Since there is no fore-end, aircrew were taught to use shroud lines from their parachutes to wrap the outside of the barrels, protecting them from barrel heat, as well as providing emergency cordage. Personally, I have never had a problem with barrel heating, as the break action design is not conducive for rapid fire, but I do have a paracord wrap on mine both for the extra cordage and for some style points.
The civilian version is almost identical to the military issue though there are a few notable exceptions due to firearm legalities. The main difference is barrel length. Because of the National Firearm Act, the civilian barrel is 18.25 inches, which is 4.25 inches longer than the Air Force version. There are a few shorter “Any Other Weapon” (AOW) versions available to civilians, but for me the shorter length does not outweigh the additional paperwork and cost. There is also a trigger guard installed on the civilian model, even though “trigger” may not be the best term.
This gun is unique in that instead of a typical trigger, there is a “squeeze bar” which allows the user to operate the firearm while wearing mittens in the event the flight crew becomes stranded in mountainous or arctic conditions.

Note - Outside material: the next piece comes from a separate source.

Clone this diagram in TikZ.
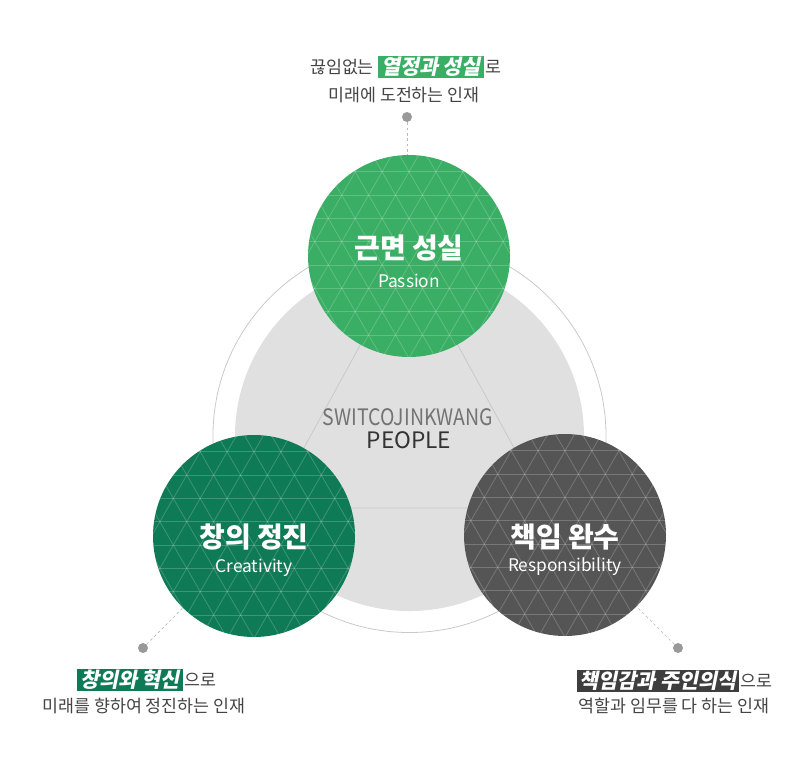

The squeeze bar operates a single hammer with a 3-position pull toggle allowing the user to select the bottom .410 barrel, the safety, or the upper .22 barrel.

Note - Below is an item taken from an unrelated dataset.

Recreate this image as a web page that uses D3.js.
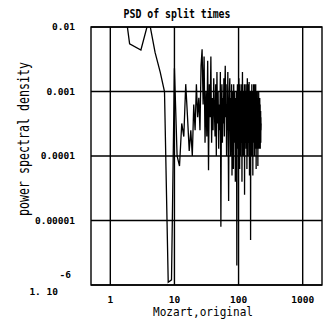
<!DOCTYPE html>
<html>
<head>
<meta charset="utf-8">
<script src="https://cdn.jsdelivr.net/npm/d3@7"></script>
<style>
  body { margin: 0; background: #fff; }
  svg { display: block; }
  text { font-family: "DejaVu Sans Mono", monospace; fill: #000; }
</style>
</head>
<body>
<svg id="chart"></svg>
<script>
// chart texts
const title = "PSD of split times";
const xTitle = "Mozart,original";
const yTitle = "power spectral density";

// axis ticks
const xTicks = [1, 10, 100, 1000];
const xTickLabels = ["1", "10", "100", "1000"];
const yTicks = [1e-2, 1e-3, 1e-4, 1e-5, 1e-6];
const yTickLabels = ["0.01", "0.001", "0.0001", "0.00001"];
const yBottomLabel = ["1. 10", "-6"];

// PSD values, harmonic 1, 2, 3, ... (one per integer frequency)
const firstFreq = 1;
const psd = [
  1.0e+0,                                                                           // 1 (off scale)
  5.5e-3, 4.4e-3, 1.3e-2, 4.0e-3, 2.0e-3, 1.0e-3, 1.1e-6, 1.2e-6, 2.3e-3, 1.0e-4,   // 2-11
  7.0e-5, 3.2e-4, 2.0e-4, 1.3e-3, 4.0e-4, 1.2e-4, 2.5e-4, 1.0e-4, 6.3e-4, 2.5e-4,   // 12-21
  1.3e-3, 4.0e-4, 8.0e-4, 2.5e-4, 2.5e-3, 4.5e-3, 6.3e-4, 3.5e-3, 1.6e-4, 1.0e-3,   // 22-31
  2.0e-4, 3.0e-3, 6.0e-5, 1.3e-3, 4.0e-4, 3.5e-3, 1.6e-4, 7.9e-4, 2.5e-4, 1.6e-3,   // 32-41
  5.0e-4, 2.0e-4, 1.3e-3, 1.0e-4, 2.0e-3, 3.2e-4, 1.0e-3, 1.3e-4, 6.3e-4, 2.5e-4,   // 42-51
  2.0e-3, 8.0e-6, 5.0e-4, 1.3e-3, 1.6e-4, 7.9e-4, 3.2e-4, 1.6e-3, 2.0e-4, 1.0e-3,   // 52-61
  2.5e-3, 4.0e-4, 1.3e-3, 1.0e-4, 6.3e-4, 2.5e-4, 2.0e-3, 1.6e-4, 2.0e-5, 5.0e-4,   // 62-71
  1.0e-3, 1.6e-3, 3.2e-4, 1.0e-4, 7.9e-4, 2.0e-4, 1.3e-3, 5.0e-5, 4.0e-4, 1.0e-3,   // 72-81
  2.5e-4, 6.3e-5, 1.3e-3, 3.2e-4, 1.0e-3, 1.6e-4, 5.0e-4, 4.0e-5, 7.9e-4, 2.0e-4,   // 82-91
  1.0e-3, 3.2e-4, 2.0e-6, 6.3e-4, 1.3e-3, 2.5e-4, 1.0e-3, 1.3e-4, 5.0e-4, 1.6e-3,   // 92-101
  2.0e-4, 7.9e-4, 6.3e-5, 1.3e-3, 3.2e-4, 1.0e-4, 1.0e-3, 2.5e-4, 6.3e-4, 1.6e-4,   // 102-111
  1.3e-3, 4.0e-5, 5.0e-4, 2.0e-3, 2.5e-4, 7.9e-4, 1.0e-4, 1.0e-3, 3.2e-4, 6.3e-4,   // 112-121
  2.0e-4, 1.3e-3, 2.5e-5, 5.0e-4, 1.0e-3, 1.6e-4, 7.9e-4, 3.2e-4, 1.3e-3, 1.3e-4,   // 122-131
  6.3e-4, 2.5e-4, 1.0e-3, 6.3e-5, 5.0e-4, 1.6e-3, 2.0e-4, 7.9e-4, 1.0e-4, 1.0e-3,   // 132-141
  3.2e-4, 1.3e-3, 1.6e-4, 6.3e-4, 1.4e-3, 2.5e-4, 5.0e-5, 7.9e-4, 4.0e-4, 1.0e-3,   // 142-151
  1.3e-4, 6.3e-4, 5.0e-6, 4.0e-4, 1.0e-3, 2.0e-4, 7.9e-4, 1.0e-4, 5.0e-4, 1.3e-3,   // 152-161
  2.5e-4, 6.3e-4, 1.3e-4, 1.0e-3, 3.2e-4, 5.0e-5, 7.9e-4, 2.0e-4, 1.0e-3, 4.0e-4,   // 162-171
  1.3e-3, 1.6e-4, 6.3e-4, 2.5e-4, 1.3e-3, 1.0e-4, 5.0e-4, 7.9e-4, 2.0e-4, 1.0e-3,   // 172-181
  3.2e-4, 1.3e-4, 6.3e-4, 1.3e-3, 2.5e-4, 5.0e-4, 6.3e-5, 7.9e-4, 2.0e-4, 1.0e-3,   // 182-191
  4.0e-4, 1.6e-4, 7.9e-4, 2.5e-4, 1.0e-3, 1.3e-4, 5.0e-4, 6.3e-4, 7.0e-5, 3.2e-4,   // 192-201
  7.9e-4, 2.0e-4, 6.3e-4, 1.6e-4, 1.0e-3, 3.2e-4, 5.0e-4, 1.3e-4, 6.3e-4, 2.5e-4,   // 202-211
  5.0e-4, 1.6e-4, 7.9e-4, 3.2e-4, 2.0e-4, 6.3e-4, 1.3e-4, 4.0e-4, 2.5e-4, 5.0e-4,   // 212-221
  1.6e-4, 4.0e-4, 2.5e-4, 3.2e-4                                                    // 222-225
];

const width = 323;
const height = 329;
const plot = { left: 91, right: 322, top: 27, bottom: 285 };

const svg = d3.select('#chart')
  .attr('width', width)
  .attr('height', height);

const x = d3.scaleLog().domain([0.5, 2000]).range([plot.left, plot.right]);
const y = d3.scaleLog().domain([1e-6, 1e-2]).range([plot.bottom, plot.top]);

const data = psd.map((v, i) => ({ f: firstFreq + i, v }));

svg.append('clipPath').attr('id', 'clip')
  .append('rect')
  .attr('x', plot.left).attr('y', plot.top)
  .attr('width', plot.right - plot.left)
  .attr('height', plot.bottom - plot.top);

// grid
svg.selectAll('.gx')
  .data(xTicks)
  .enter()
  .append('line')
  .attr('x1', d => x(d)).attr('x2', d => x(d))
  .attr('y1', plot.top).attr('y2', plot.bottom)
  .attr('stroke', '#000')
  .attr('stroke-width', 1.4);

svg.selectAll('.gy')
  .data(yTicks)
  .enter()
  .append('line')
  .attr('x1', plot.left).attr('x2', plot.right)
  .attr('y1', d => y(d)).attr('y2', d => y(d))
  .attr('stroke', '#000')
  .attr('stroke-width', 1.4);

svg.append('rect')
  .attr('x', plot.left).attr('y', plot.top)
  .attr('width', plot.right - plot.left)
  .attr('height', plot.bottom - plot.top)
  .attr('fill', 'none')
  .attr('stroke', '#000')
  .attr('stroke-width', 1.4);

// trace
const line = d3.line()
  .x(d => x(d.f))
  .y(d => y(d.v));

svg.append('path')
  .datum(data)
  .attr('clip-path', 'url(#clip)')
  .attr('d', line)
  .attr('fill', 'none')
  .attr('stroke', '#000')
  .attr('stroke-width', 1.3)
  .attr('stroke-linejoin', 'miter');

// tick labels
svg.selectAll('.xl')
  .data(xTicks)
  .enter()
  .append('text')
  .attr('x', d => x(d))
  .attr('y', 303)
  .attr('text-anchor', 'middle')
  .style('font-size', '9.5px')
  .style('font-weight', 'bold')
  .text((d, i) => xTickLabels[i]);

svg.selectAll('.yl')
  .data(yTickLabels)
  .enter()
  .append('text')
  .attr('x', 75)
  .attr('y', (d, i) => y(yTicks[i]) + 3)
  .attr('text-anchor', 'end')
  .style('font-size', '9.5px')
  .style('font-weight', 'bold')
  .text(d => d);

svg.append('text')
  .attr('x', 58).attr('y', 295)
  .attr('text-anchor', 'end')
  .style('font-size', '9.5px')
  .style('font-weight', 'bold')
  .text(yBottomLabel[0]);

svg.append('text')
  .attr('x', 71).attr('y', 278)
  .attr('text-anchor', 'end')
  .style('font-size', '9.5px')
  .style('font-weight', 'bold')
  .text(yBottomLabel[1]);

// titles
svg.append('text')
  .attr('x', 177).attr('y', 18)
  .attr('text-anchor', 'middle')
  .attr('textLength', 107)
  .attr('lengthAdjust', 'spacingAndGlyphs')
  .style('font-size', '11.5px')
  .style('font-weight', 'bold')
  .text(title);

svg.append('text')
  .attr('x', 203).attr('y', 316)
  .attr('text-anchor', 'middle')
  .attr('textLength', 100)
  .attr('lengthAdjust', 'spacingAndGlyphs')
  .style('font-size', '12.5px')
  .text(xTitle);

svg.append('text')
  .attr('transform', 'translate(29,139) rotate(-90)')
  .attr('text-anchor', 'middle')
  .attr('textLength', 154)
  .attr('lengthAdjust', 'spacingAndGlyphs')
  .style('font-size', '16px')
  .text(yTitle);
</script>
</body>
</html>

Since this was designed from the ground up as a foraging gun for downed aircrews, it’s deconstruction is simple: breaks apart into a stock group and a barrel group allowing it to store in an extremely small space (about 18 inches folded). For the weekend warrior, the gun only weights about 4.7 lbs so it’s great for hunting or camping. This gun comes into its own as a small game rifle, its short and easy to carry, and with a .410 barrel and a .22 it’s great for squirrel and rabbit hunting. It has a flip up sight that is a peep for the rifle and a v for the shotgun. My version is drilled for a scope, and with optics mounted it is pretty accurate for the size and the trigger setup. With a cost in the low $200 range, it’s not so expensive that I mind using it as a knock around woods gun. It’s a well-designed special purpose gun that works very well for the outdoors type.

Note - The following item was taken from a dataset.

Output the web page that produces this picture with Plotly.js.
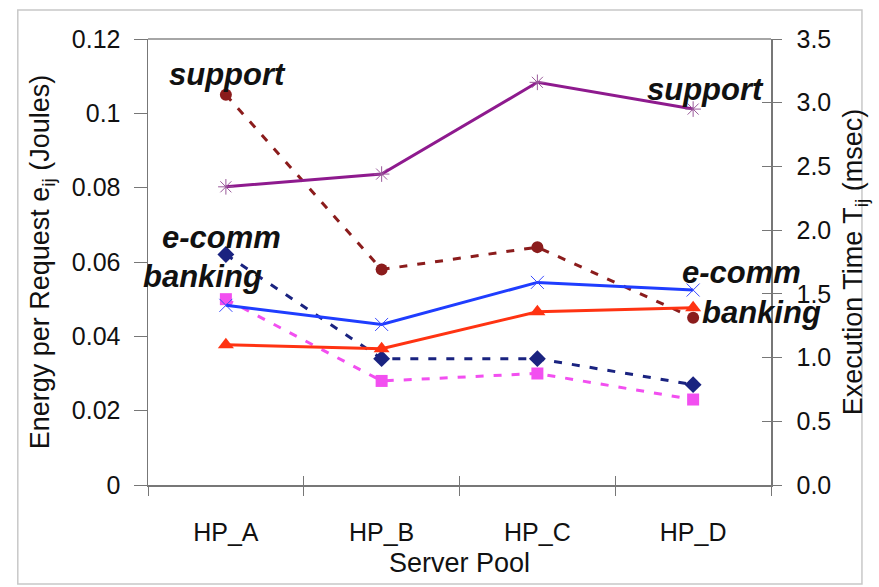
<!DOCTYPE html>
<html>
<head>
<meta charset="utf-8">
<script src="https://cdn.plot.ly/plotly-3.0.1.min.js"></script>
<style>html,body{margin:0;padding:0;background:#fff;}#chart{width:879px;height:587px;}</style>
</head>
<body>
<div id="chart"></div>
<script>
// Categories
const pools = ["HP_A", "HP_B", "HP_C", "HP_D"];

// Energy per request e_ij (Joules) - left axis, dashed lines
const energySupport = [0.105, 0.058, 0.064, 0.045];
const energyEcomm   = [0.062, 0.034, 0.034, 0.027];
const energyBanking = [0.050, 0.028, 0.030, 0.023];

// Execution time T_ij (msec) - right axis, solid lines
const timeSupport = [2.34, 2.44, 3.16, 2.95];
const timeEcomm   = [1.41, 1.26, 1.59, 1.53];
const timeBanking = [1.10, 1.07, 1.36, 1.39];

// Axis tick values
const leftTicks  = [0, 0.02, 0.04, 0.06, 0.08, 0.1, 0.12];
const rightTicks = [0, 0.5, 1.0, 1.5, 2.0, 2.5, 3.0, 3.5];

const FONT = "Liberation Sans, Arial, sans-serif";
const dashPat = "8px,10px";
const TICK = 25, TITLE = 27;

const traces = [
  {x: pools, y: energySupport, yaxis: "y", mode: "lines+markers", name: "support e",
   line: {color: "#8b1c1c", width: 3, dash: dashPat},
   marker: {symbol: "circle", size: 12, color: "#8b1c1c"}},
  {x: pools, y: energyEcomm, yaxis: "y", mode: "lines+markers", name: "e-comm e",
   line: {color: "#1a2380", width: 3, dash: dashPat},
   marker: {symbol: "diamond", size: 13, color: "#1a2380"}},
  {x: pools, y: energyBanking, yaxis: "y", mode: "lines+markers", name: "banking e",
   line: {color: "#f24ff0", width: 3, dash: dashPat},
   marker: {symbol: "square", size: 12, color: "#f24ff0"}},
  {x: pools, y: timeSupport, yaxis: "y2", mode: "lines+markers", name: "support T",
   line: {color: "#8e1a8e", width: 3},
   marker: {symbol: "asterisk-open", size: 13, color: "#9a5a9a", line: {color: "#9a5a9a", width: 1}}},
  {x: pools, y: timeEcomm, yaxis: "y2", mode: "lines+markers", name: "e-comm T",
   line: {color: "#1f3dff", width: 3},
   marker: {symbol: "x-thin-open", size: 13, color: "#3a4aff", line: {color: "#3a4aff", width: 1}}},
  {x: pools, y: timeBanking, yaxis: "y2", mode: "lines+markers", name: "banking T",
   line: {color: "#ff3312", width: 3},
   marker: {symbol: "triangle-up", size: 14, color: "#ff3312"}}
];

const labelFont = {family: FONT, size: 31, color: "#111"};
function lab(text, x, y) {
  return {text: "<b><i>" + text + "</i></b>", x: x, y: y, xref: "x", yref: "y",
          showarrow: false, font: labelFont, xanchor: "center", yanchor: "middle"};
}

const layout = {
  width: 879, height: 587,
  margin: {l: 148, r: 108, t: 39, b: 102},
  paper_bgcolor: "#fff", plot_bgcolor: "#fff",
  showlegend: false,
  font: {family: FONT, size: TICK, color: "#111"},
  xaxis: {
    type: "category", range: [-0.5, 3.5],
    showline: true, linecolor: "#777", linewidth: 1.5,
    ticks: "outside", ticklen: 9, tickcolor: "#777", tickson: "boundaries",
    ticklabelstandoff: 24,
    showgrid: false, zeroline: false,
    tickfont: {family: FONT, size: TICK, color: "#111"},
    title: {text: "Server Pool", font: {family: FONT, size: TITLE, color: "#111"}, standoff: 8}
  },
  xaxis2: {
    type: "category", range: [-0.5, 3.5], overlaying: "x", anchor: "y", side: "bottom",
    showline: false, ticks: "inside", ticklen: 9, tickcolor: "#777", tickson: "boundaries",
    showticklabels: false, showgrid: false, zeroline: false
  },
  yaxis: {
    range: [0, 0.12], tickvals: leftTicks,
    showline: true, linecolor: "#777", linewidth: 1.5,
    ticks: "outside", ticklen: 13, tickcolor: "#777",
    ticklabelstandoff: 8,
    showgrid: false, zeroline: false,
    tickfont: {family: FONT, size: TICK, color: "#111"},
    title: {text: "Energy per Request e<sub>ij</sub> (Joules)", font: {family: FONT, size: TITLE, color: "#111"}, standoff: 14}
  },
  yaxis2: {
    range: [0, 3.5], tickvals: rightTicks, tickformat: ".1f",
    overlaying: "y", side: "right",
    showline: true, linecolor: "#777", linewidth: 1.5,
    ticks: "outside", ticklen: 9, tickcolor: "#777",
    ticklabelstandoff: 10,
    showgrid: false, zeroline: false,
    tickfont: {family: FONT, size: TICK, color: "#111"},
    title: {text: "Execution Time T<sub>ij</sub> (msec)", font: {family: FONT, size: TITLE, color: "#111"}, standoff: 13}
  },
  yaxis3: {
    range: [0, 3.5], tickvals: rightTicks, showticklabels: false,
    overlaying: "y", side: "right", anchor: "x",
    showline: false, ticks: "inside", ticklen: 9, tickcolor: "#777",
    showgrid: false, zeroline: false
  },
  shapes: [
    {type: "line", xref: "paper", yref: "paper", x0: 0, x1: 1, y0: 1, y1: 1,
     line: {color: "#888", width: 1.5}},
    {type: "rect", xref: "paper", yref: "paper", x0: -0.209, x1: 1.146, y0: -0.222, y1: 1.065,
     line: {color: "#c8c8c8", width: 1.5}, layer: "below"}
  ],
  annotations: [
    lab("support", 0.01, 0.1105),
    lab("support", 3.08, 0.1065),
    lab("e-comm", -0.03, 0.0667),
    lab("e-comm", 3.31, 0.0573),
    lab("banking", -0.15, 0.0562),
    lab("banking", 3.44, 0.0463)
  ]
};

// invisible traces that activate the helper axes (cross ticks)
traces.push({x: pools, y: timeSupport, yaxis: "y3", mode: "none", hoverinfo: "skip", showlegend: false});
traces.push({x: pools, y: energySupport, xaxis: "x2", yaxis: "y", mode: "none", hoverinfo: "skip", showlegend: false});

Plotly.newPlot("chart", traces, layout, {displayModeBar: false, staticPlot: true});
</script>
</body>
</html>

The M6 Scout is however part and parcel a survival/bug-out bag gun. In fitting with this theory, consider that it holds reserve rounds inside the butt stock. Amounts vary based upon the caliber of .22, but it holds 4 3-inch .410 shells, and either 9 rounds for the .22 hornet version, or 15 .22 rounds for the .22 long rifle.
Today this firearm has found a strong following among backpackers and hunters so there is no shortage of modification recipes on the Internet. I added the aforementioned paracord hand guard, a sling and a hard case. I like to keep it in the back of my jeep so it’s always ”around” and I can store it because of its compact design.